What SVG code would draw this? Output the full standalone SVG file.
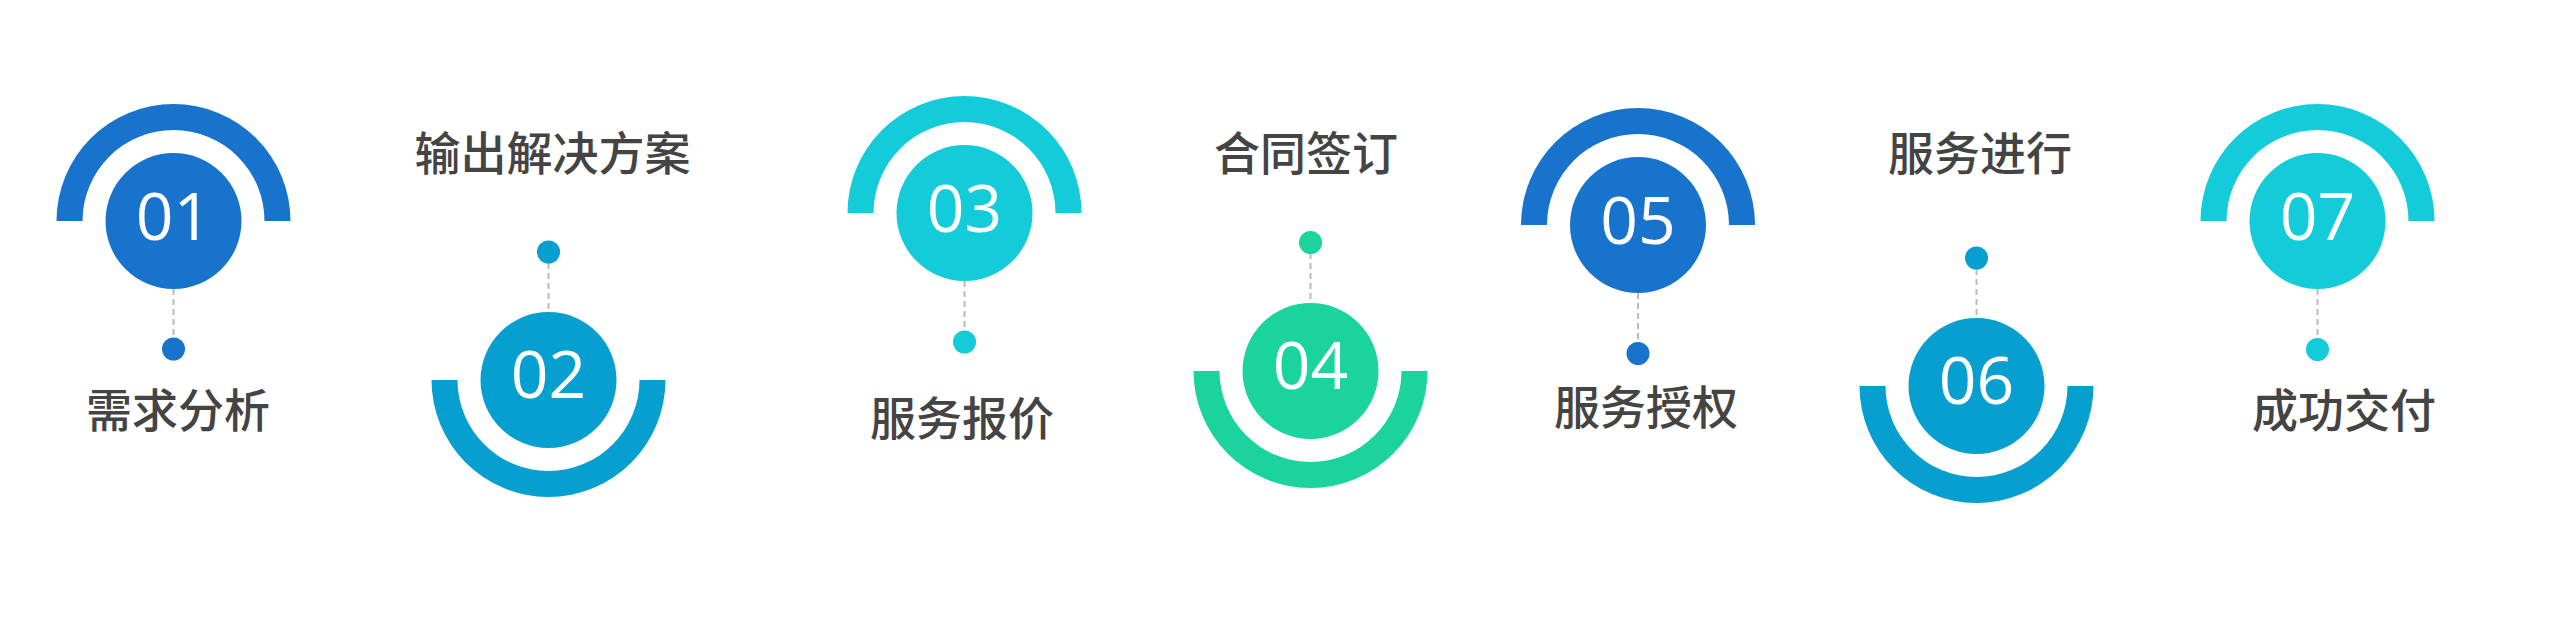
- - - - -
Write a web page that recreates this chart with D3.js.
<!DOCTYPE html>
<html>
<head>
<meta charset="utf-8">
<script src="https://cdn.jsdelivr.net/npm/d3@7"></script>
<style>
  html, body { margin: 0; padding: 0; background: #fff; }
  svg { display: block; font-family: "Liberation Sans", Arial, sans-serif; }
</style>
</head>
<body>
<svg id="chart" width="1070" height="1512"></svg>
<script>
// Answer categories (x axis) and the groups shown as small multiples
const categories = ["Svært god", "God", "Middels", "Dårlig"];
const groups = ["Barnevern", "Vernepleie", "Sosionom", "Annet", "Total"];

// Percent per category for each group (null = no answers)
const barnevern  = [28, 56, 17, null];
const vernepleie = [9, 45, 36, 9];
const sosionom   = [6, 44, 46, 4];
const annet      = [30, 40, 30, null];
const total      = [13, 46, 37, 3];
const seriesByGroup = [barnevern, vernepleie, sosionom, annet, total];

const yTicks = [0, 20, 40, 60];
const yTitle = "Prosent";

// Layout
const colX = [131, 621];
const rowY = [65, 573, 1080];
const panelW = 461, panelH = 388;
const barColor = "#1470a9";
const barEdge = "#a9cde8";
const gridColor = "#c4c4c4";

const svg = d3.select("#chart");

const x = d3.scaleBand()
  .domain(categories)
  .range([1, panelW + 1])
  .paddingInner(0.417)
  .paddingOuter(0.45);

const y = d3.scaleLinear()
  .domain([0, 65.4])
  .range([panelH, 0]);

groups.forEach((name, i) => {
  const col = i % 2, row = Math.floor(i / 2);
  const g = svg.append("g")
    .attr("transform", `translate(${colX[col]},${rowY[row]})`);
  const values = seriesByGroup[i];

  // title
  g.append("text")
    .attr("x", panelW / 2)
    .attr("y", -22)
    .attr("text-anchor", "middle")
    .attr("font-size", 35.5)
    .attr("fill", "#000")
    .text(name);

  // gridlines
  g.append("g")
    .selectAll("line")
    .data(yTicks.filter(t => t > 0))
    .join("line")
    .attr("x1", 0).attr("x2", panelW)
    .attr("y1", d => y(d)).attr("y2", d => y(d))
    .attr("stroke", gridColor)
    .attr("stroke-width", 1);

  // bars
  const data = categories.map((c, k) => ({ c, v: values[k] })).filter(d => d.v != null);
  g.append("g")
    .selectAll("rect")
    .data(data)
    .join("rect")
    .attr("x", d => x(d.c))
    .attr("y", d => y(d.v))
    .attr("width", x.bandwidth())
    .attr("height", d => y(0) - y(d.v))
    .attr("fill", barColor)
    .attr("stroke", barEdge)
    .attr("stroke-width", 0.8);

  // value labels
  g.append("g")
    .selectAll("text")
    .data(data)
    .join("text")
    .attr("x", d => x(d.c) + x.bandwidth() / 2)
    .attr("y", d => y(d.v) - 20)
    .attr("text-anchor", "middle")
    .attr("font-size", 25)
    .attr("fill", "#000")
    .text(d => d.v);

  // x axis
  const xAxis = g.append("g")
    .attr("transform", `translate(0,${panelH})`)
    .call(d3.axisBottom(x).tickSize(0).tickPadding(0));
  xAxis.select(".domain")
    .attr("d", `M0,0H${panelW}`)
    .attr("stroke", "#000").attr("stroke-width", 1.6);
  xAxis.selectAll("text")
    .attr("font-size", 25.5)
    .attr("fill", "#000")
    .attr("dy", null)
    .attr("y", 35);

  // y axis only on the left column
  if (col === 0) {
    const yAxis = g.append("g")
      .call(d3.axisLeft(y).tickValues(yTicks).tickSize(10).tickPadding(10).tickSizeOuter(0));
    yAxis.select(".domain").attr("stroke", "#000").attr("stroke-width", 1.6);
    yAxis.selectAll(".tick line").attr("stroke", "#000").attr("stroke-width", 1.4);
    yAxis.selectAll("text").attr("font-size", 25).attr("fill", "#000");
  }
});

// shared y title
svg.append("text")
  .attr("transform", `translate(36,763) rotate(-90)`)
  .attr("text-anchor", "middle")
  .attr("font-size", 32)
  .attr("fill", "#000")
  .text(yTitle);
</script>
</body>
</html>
- - - - -
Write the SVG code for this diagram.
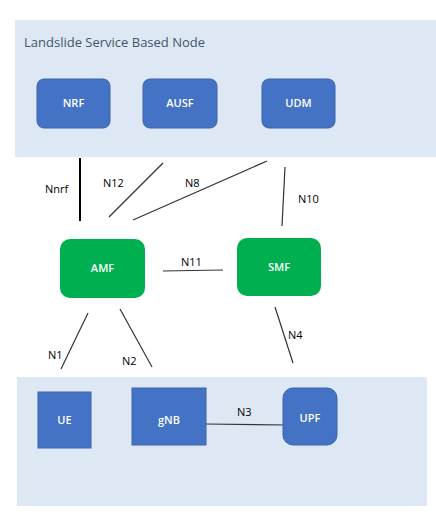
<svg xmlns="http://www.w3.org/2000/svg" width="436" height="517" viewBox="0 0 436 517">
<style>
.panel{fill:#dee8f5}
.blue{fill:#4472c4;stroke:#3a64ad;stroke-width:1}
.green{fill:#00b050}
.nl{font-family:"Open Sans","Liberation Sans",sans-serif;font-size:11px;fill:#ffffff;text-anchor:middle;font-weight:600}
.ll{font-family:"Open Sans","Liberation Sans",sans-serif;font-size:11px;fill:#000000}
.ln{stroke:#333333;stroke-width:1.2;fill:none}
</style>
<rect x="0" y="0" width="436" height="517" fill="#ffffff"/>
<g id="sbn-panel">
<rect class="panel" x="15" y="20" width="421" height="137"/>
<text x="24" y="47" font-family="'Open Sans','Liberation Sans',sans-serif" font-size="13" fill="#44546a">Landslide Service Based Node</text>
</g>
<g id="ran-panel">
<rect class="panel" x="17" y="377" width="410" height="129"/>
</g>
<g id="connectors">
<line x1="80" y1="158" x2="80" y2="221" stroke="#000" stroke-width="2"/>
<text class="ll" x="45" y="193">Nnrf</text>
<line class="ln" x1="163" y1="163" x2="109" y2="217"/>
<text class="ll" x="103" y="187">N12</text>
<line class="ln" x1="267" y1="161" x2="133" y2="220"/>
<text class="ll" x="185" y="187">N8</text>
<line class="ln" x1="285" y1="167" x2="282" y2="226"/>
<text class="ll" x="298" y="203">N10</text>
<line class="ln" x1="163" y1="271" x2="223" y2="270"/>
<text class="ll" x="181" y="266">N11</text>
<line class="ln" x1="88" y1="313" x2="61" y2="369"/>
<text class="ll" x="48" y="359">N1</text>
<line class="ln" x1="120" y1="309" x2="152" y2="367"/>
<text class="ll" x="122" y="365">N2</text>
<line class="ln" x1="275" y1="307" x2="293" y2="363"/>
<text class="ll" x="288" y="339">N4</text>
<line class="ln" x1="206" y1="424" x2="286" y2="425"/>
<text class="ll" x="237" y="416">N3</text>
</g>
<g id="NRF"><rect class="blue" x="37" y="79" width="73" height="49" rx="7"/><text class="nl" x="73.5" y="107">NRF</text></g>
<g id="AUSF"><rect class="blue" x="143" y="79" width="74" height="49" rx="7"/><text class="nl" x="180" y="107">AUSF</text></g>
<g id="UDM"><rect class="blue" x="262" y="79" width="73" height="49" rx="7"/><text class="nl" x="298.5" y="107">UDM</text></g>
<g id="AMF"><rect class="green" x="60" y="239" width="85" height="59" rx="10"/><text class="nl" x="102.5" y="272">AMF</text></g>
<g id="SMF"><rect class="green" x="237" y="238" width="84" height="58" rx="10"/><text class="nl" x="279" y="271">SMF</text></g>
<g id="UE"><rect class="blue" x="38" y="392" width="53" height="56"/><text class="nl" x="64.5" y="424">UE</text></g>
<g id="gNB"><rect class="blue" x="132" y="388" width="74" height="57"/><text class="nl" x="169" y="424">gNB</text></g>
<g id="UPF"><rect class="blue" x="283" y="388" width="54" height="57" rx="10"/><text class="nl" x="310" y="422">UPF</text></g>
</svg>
- - - - -
Read the entries and select each line where the word "code" is found.

What SVG code would draw this? Output the full standalone SVG file.
Write the SVG code for this diagram.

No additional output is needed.